It is also a crossing point for members of the community and children attending Ezulwini Combined School, north of uMkhomazi.

Some of the pupils complained about the state of the bridge, saying they sometimes had to desist from going to school whenever there had been heavy rain.

There have been reports of members of the community who have drowned while trying to cross the flood-prone uMkhomazi River, using the bridge.

The matric pupils decried the fact that they sometimes had been forced to sleep at strangers’ homes if the bridge area was flooded after heavy rains.

Ezulwini Combined School matric pupil Sabelo Mfeka said: “All we are asking for is for them to save our lives by repairing this dangerous bridge because we want to finish our education.”

UMkhomazi community member Nkule Ndlovu of Esiqandulweni, ward 5 Buhlebezwe Municipality, said that a clinic was also situated across the river.

Ndlovu said that they reached out to several officials but none assisted.

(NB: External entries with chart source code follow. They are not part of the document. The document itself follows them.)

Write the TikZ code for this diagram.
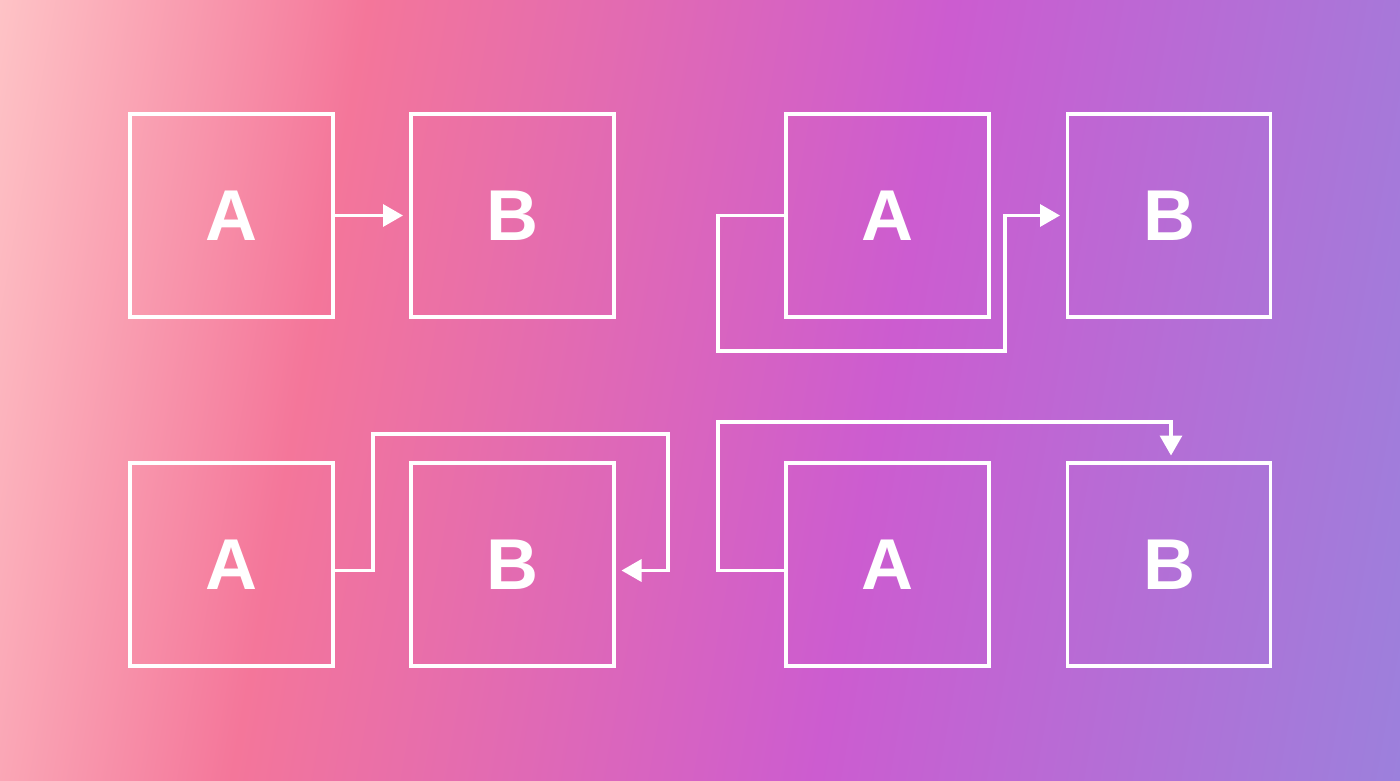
\documentclass[tikz,border=0pt]{standalone}
\usepackage{fontspec}
\setmainfont{Liberation Sans}
\usetikzlibrary{arrows.meta,calc}
\definecolor{g0}{HTML}{FEC3C6}
\definecolor{g1}{HTML}{F4769A}
\definecolor{g2}{HTML}{CC5CD0}
\definecolor{g3}{HTML}{9C80DC}
\pgfdeclarehorizontalshading{bgshade}{1200bp}{color(0bp)=(g0); color(50bp)=(g0); color(413bp)=(g1); color(989bp)=(g2); color(1564bp)=(g3); color(1614bp)=(g3)}
\begin{document}
\begin{tikzpicture}[x=1bp,y=-1bp,
  box/.style={draw=white, line width=3.5bp, minimum width=203bp, minimum height=203bp,
    inner sep=0pt, outer sep=0pt, text=white, font=\fontsize{72bp}{72bp}\selectfont\bfseries},
  conn/.style={draw=white, line width=3.3bp, -{Triangle[length=20bp,width=22bp]}}]
\useasboundingbox (0,0) rectangle (1400,780);
\begin{scope}
\clip (0,0) rectangle (1400,780);
\node[inner sep=0pt, outer sep=0pt, rotate=-10] (bg) at (700,390) {\pgfuseshading{bgshade}};
\end{scope}
% boxes
\node[box] (A1) at (231.5,215.5) {A};
\node[box] (B1) at (512.5,215.5) {B};
\node[box] (A2) at (887.5,215.5) {A};
\node[box] (B2) at (1169,215.5) {B};
\node[box] (A3) at (231.5,564.5) {A};
\node[box] (B3) at (512.5,564.5) {B};
\node[box] (A4) at (887.5,564.5) {A};
\node[box] (B4) at (1169,564.5) {B};
% connector 1
\draw[conn] (A1.east) -- ([xshift=-8bp]B1.west);
% connector 2
\coordinate (p2a) at (718,351);
\coordinate (p2b) at (1005,351);
\draw[conn] (A2.west) -| (p2a) -| (p2b |- B2.west) -- ([xshift=-7.5bp]B2.west);
% connector 3
\coordinate (s3) at ([yshift=-6bp]A3.east);
\coordinate (p3a) at (373,434);
\coordinate (p3b) at (668,434);
\coordinate (e3) at ([xshift=7.5bp,yshift=-6bp]B3.east);
\draw[conn] (s3) -| (p3a) -- (p3b) |- (e3);
% connector 4
\coordinate (s4) at ([yshift=-6bp]A4.west);
\coordinate (p4a) at (718,422);
\coordinate (e4) at ([xshift=2bp,yshift=7.5bp]B4.north);
\draw[conn] (s4) -| (p4a) -| (e4);
\end{tikzpicture}
\end{document}
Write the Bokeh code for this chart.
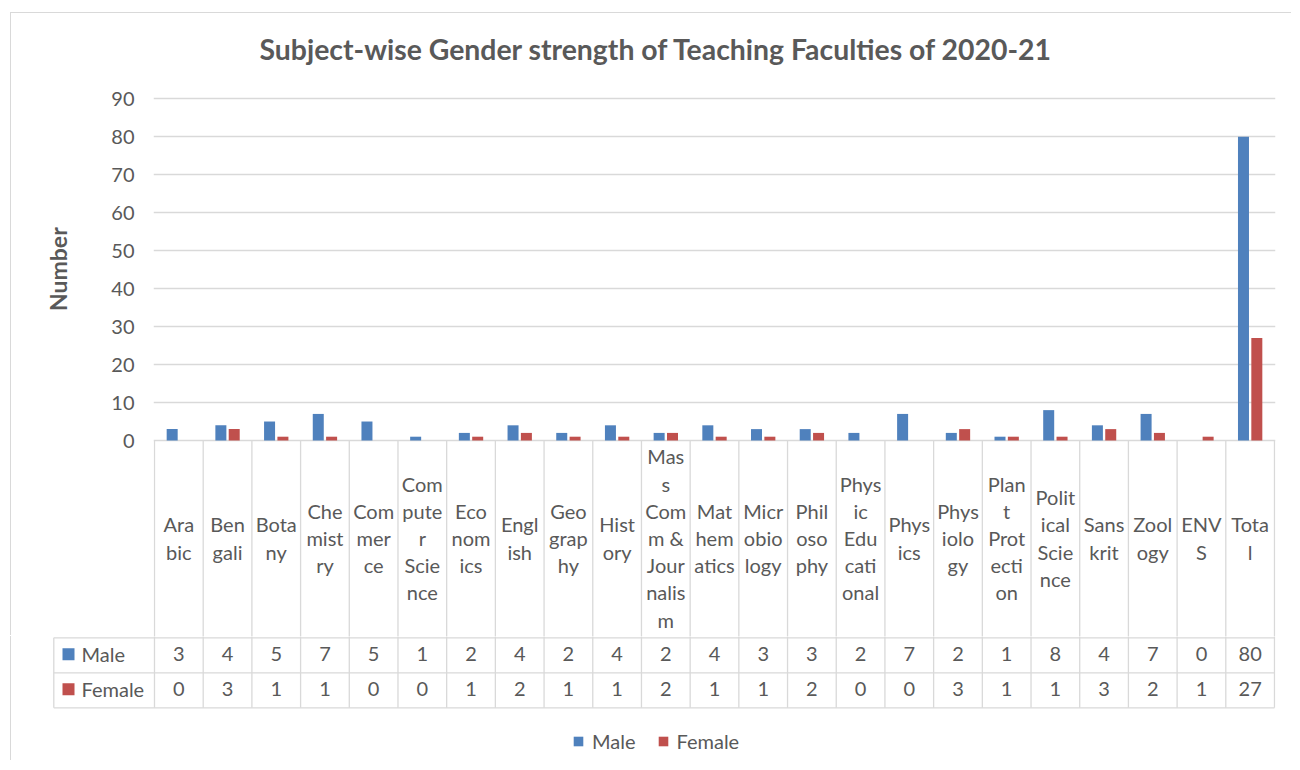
import numpy as np
from bokeh.plotting import figure
from bokeh.models import (Range1d, FixedTicker, Legend, LegendItem)
from bokeh.core.properties import value
from bokeh.embed import file_html
from bokeh.resources import INLINE

# ---------------- data ----------------
subjects = ["Arabic", "Bengali", "Botany", "Chemistry", "Commerce", "Computer Science",
            "Economics", "English", "Geography", "History", "Mass Comm & Journalism",
            "Mathematics", "Microbiology", "Philosophy", "Physic Educational", "Physics",
            "Physiology", "Plant Protection", "Political Science", "Sanskrit", "Zoology",
            "ENVS", "Total"]
# category labels as wrapped in the original table
wrapped = ["Ara\nbic", "Ben\ngali", "Bota\nny", "Che\nmist\nry", "Com\nmer\nce",
           "Com\npute\nr\nScie\nnce", "Eco\nnom\nics", "Engl\nish", "Geo\ngrap\nhy",
           "Hist\nory", "Mas\ns\nCom\nm &\nJour\nnalis\nm", "Mat\nhem\natics",
           "Micr\nobio\nlogy", "Phil\noso\nphy", "Phys\nic\nEdu\ncati\nonal", "Phys\nics",
           "Phys\niolo\ngy", "Plan\nt\nProt\necti\non", "Polit\nical\nScie\nnce",
           "Sans\nkrit", "Zool\nogy", "ENV\nS", "Tota\nl"]
male = [3, 4, 5, 7, 5, 1, 2, 4, 2, 4, 2, 4, 3, 3, 2, 7, 2, 1, 8, 4, 7, 0, 80]
female = [0, 3, 1, 1, 0, 0, 1, 2, 1, 1, 2, 1, 1, 2, 0, 0, 3, 1, 1, 3, 2, 1, 27]
series = ["Male", "Female"]
y_ticks = [0, 10, 20, 30, 40, 50, 60, 70, 80, 90]
title_text = "Subject-wise Gender strength of Teaching Faculties of 2020-21"
y_label = "Number"

# ---------------- style / layout constants ----------------
FONT = "Lato"
TXT = "#595959"
GRID = "#d9d9d9"
COLORS = ["#4F81BD", "#C0504D"]

N = len(subjects)
UNIT = 1120 / N            # px per category
PAD = 1 / UNIT             # 1px of slack at each side of the frame
PX = 341.7 / 90            # px per value unit
ORG_X, ORG_Y = 11, 13      # page position of both figures' left / top
ZERO_Y = 440               # page y of value 0
CAT0_X = 154               # page x of the first category boundary
P1_BOTTOM = 636            # page y where the chart figure ends and the table starts
TOTAL_W = 1281

def val_y(page_y):
    return (ZERO_Y - page_y) / PX

def cat_x(page_x):
    return (page_x - CAT0_X) / UNIT

# ---------------- chart (bars + category header) ----------------
p1_fh = P1_BOTTOM - ORG_Y
p1_fw = 1120 + 2
p1_left = CAT0_X - 1 - ORG_X
p1 = figure(x_range=Range1d(-PAD, N + PAD),
            y_range=Range1d(val_y(P1_BOTTOM), val_y(ORG_Y)),
            width=TOTAL_W, height=p1_fh, frame_width=p1_fw, frame_height=p1_fh,
            min_border_left=p1_left, min_border_right=TOTAL_W - p1_left - p1_fw,
            min_border_top=0, min_border_bottom=0,
            x_axis_location=None, output_backend="svg", toolbar_location=None,
            margin=(ORG_Y, 0, 0, ORG_X),
            styles={"box-shadow": "-1px -1px 0 0 #d9d9d9"})
p1.outline_line_color = None
p1.xgrid.visible = False
p1.ygrid.grid_line_color = GRID
p1.ygrid.grid_line_width = 1.3
ax = p1.yaxis[0]
ax.ticker = FixedTicker(ticks=y_ticks)
ax.bounds = (0, 90)
ax.axis_line_color = None
ax.major_tick_line_color = None
ax.minor_tick_line_color = None
ax.major_tick_out = 0
ax.major_tick_in = 0
ax.major_label_text_font = FONT
ax.major_label_text_font_size = "20px"
ax.major_label_text_color = TXT
ax.major_label_standoff = 19
# the axis title sits beside the value scale (not the whole frame): lead it with
# non-breaking spaces so that its visible part is centred on the 0-90 span
ax.axis_label = "\u00a0" * 20 + y_label
ax.axis_label_text_font = FONT
ax.axis_label_text_font_style = "bold"
ax.axis_label_text_font_size = "23px"
ax.axis_label_text_color = TXT
ax.axis_label_standoff = 36

# title
p1.text(x=[cat_x(656)], y=[val_y(48.5)], text=[title_text], text_align="center",
        text_baseline="middle", text_font=value(FONT), text_font_size="28.4px",
        text_font_style="bold", text_color=TXT)

centers = np.arange(N) + 0.5
BW = 0.226
OFF = 0.137
p1.vbar(x=centers - OFF, top=male, width=BW, fill_color=COLORS[0], line_color=None)
p1.vbar(x=centers + OFF, top=female, width=BW, fill_color=COLORS[1], line_color=None)

# category boundaries of the table header
edges = np.arange(N + 1)
y_bot = val_y(P1_BOTTOM + 2)
p1.segment(x0=edges, x1=edges, y0=[0] * (N + 1), y1=[y_bot] * (N + 1),
           line_color=GRID, line_width=1.3)
p1.text(x=centers, y=[val_y(537.5)] * N, text=wrapped, text_align="center",
        text_baseline="middle", text_font=value(FONT), text_font_size="20px",
        text_color=TXT, text_line_height=1.133)

# ---------------- data table rows ----------------
TH = 760 - P1_BOTTOM
p2_frame_left = 52
p2_left = p2_frame_left - ORG_X
p2_fw = 1274 + 1 - p2_frame_left
x_left = cat_x(p2_frame_left)
p2 = figure(x_range=Range1d(x_left, N + PAD), y_range=Range1d(TH, 0),
            width=TOTAL_W, height=TH, frame_width=p2_fw, frame_height=TH,
            min_border_left=p2_left, min_border_right=TOTAL_W - p2_left - p2_fw,
            min_border_top=0, min_border_bottom=0,
            x_axis_location=None, y_axis_location=None,
            output_backend="svg", toolbar_location=None,
            margin=(0, 0, 0, ORG_X),
            styles={"box-shadow": "-1px 0 0 0 #d9d9d9"})
p2.outline_line_color = None
p2.grid.visible = False

row_top, row_mid, row_bot = 637.3 - P1_BOTTOM, 672.3 - P1_BOTTOM, 707.3 - P1_BOTTOM
tbl_left = cat_x(53.3)
p2.segment(x0=edges, x1=edges, y0=[-2] * (N + 1), y1=[row_bot] * (N + 1),
           line_color=GRID, line_width=1.3)
p2.segment(x0=[tbl_left], x1=[tbl_left], y0=[row_top], y1=[row_bot],
           line_color=GRID, line_width=1.3)
p2.segment(x0=[tbl_left] * 3, x1=[N] * 3, y0=[row_top, row_mid, row_bot],
           y1=[row_top, row_mid, row_bot], line_color=GRID, line_width=1.3)

r1y = (row_top + row_mid) / 2 - 1
r2y = (row_mid + row_bot) / 2 - 1
p2.text(x=centers, y=[r1y] * N, text=[str(v) for v in male], text_align="center",
        text_baseline="middle", text_font=value(FONT), text_font_size="20px",
        text_color=TXT)
p2.text(x=centers, y=[r2y] * N, text=[str(v) for v in female], text_align="center",
        text_baseline="middle", text_font=value(FONT), text_font_size="20px",
        text_color=TXT)

key_x = cat_x(68)
lab_x = cat_x(81)
rm = p2.rect(x=[key_x], y=[r1y], width=12, height=12, width_units="screen",
             height_units="screen", fill_color=COLORS[0], line_color=None)
rf = p2.rect(x=[key_x], y=[r2y], width=12, height=12, width_units="screen",
             height_units="screen", fill_color=COLORS[1], line_color=None)
p2.text(x=[lab_x, lab_x], y=[r1y, r2y], text=series, text_align="left",
        text_baseline="middle", text_font=value(FONT), text_font_size="20px",
        text_color=TXT)

legend = Legend(items=[LegendItem(label=series[0], renderers=[rm]),
                       LegendItem(label=series[1], renderers=[rf])],
                orientation="horizontal", location=(572 - p2_frame_left, 7),
                glyph_width=12, glyph_height=12, label_standoff=8, spacing=21,
                padding=0, margin=0, border_line_color=None,
                background_fill_alpha=0,
                label_text_font=FONT, label_text_font_size="20px",
                label_text_color=TXT)
p2.add_layout(legend)

open("out.html", "w").write(file_html([p1, p2], INLINE))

At the end of last year during heavy rains some schoolchildren were forced to abandon lessons rushing back to cross the river before the bridge got flooded,” Ndlovu said.

Ezulwini Combined School learners cross the uMkhomazi River bridge, which was dismantled by the April floods last year. l SUPPLIED

She added that parents of smaller children had to accompany them every day to cross the bridge. They also had to go fetch them after school, for fear of them falling off the precarious structure into the river.

IFP KZN Legislature and member of the education portfolio committee Mntomuhle Khawula said the structure shook when people walked over it.

“Apparently when this bridge was built years ago it was intended to provide a temporary solution for the community, but the government has since turned its back on the Esiqandulweni community, and now it has come to this.

“Beside the scholars, people cross this bridge to connect for transport to the other side of the river”.

IFP leader Cabanga Mkhize said the community said they had done an in-loco inspection.

“We have heard of many stories of community members who have died when trying to cross this bridge. (This was when they were trying to access) the clinic across the river, as well as the scholars who have to risk their lives crossing to school daily.”

The KZN Transport Department couldn’t provide comment around the outcry at the time of going to print.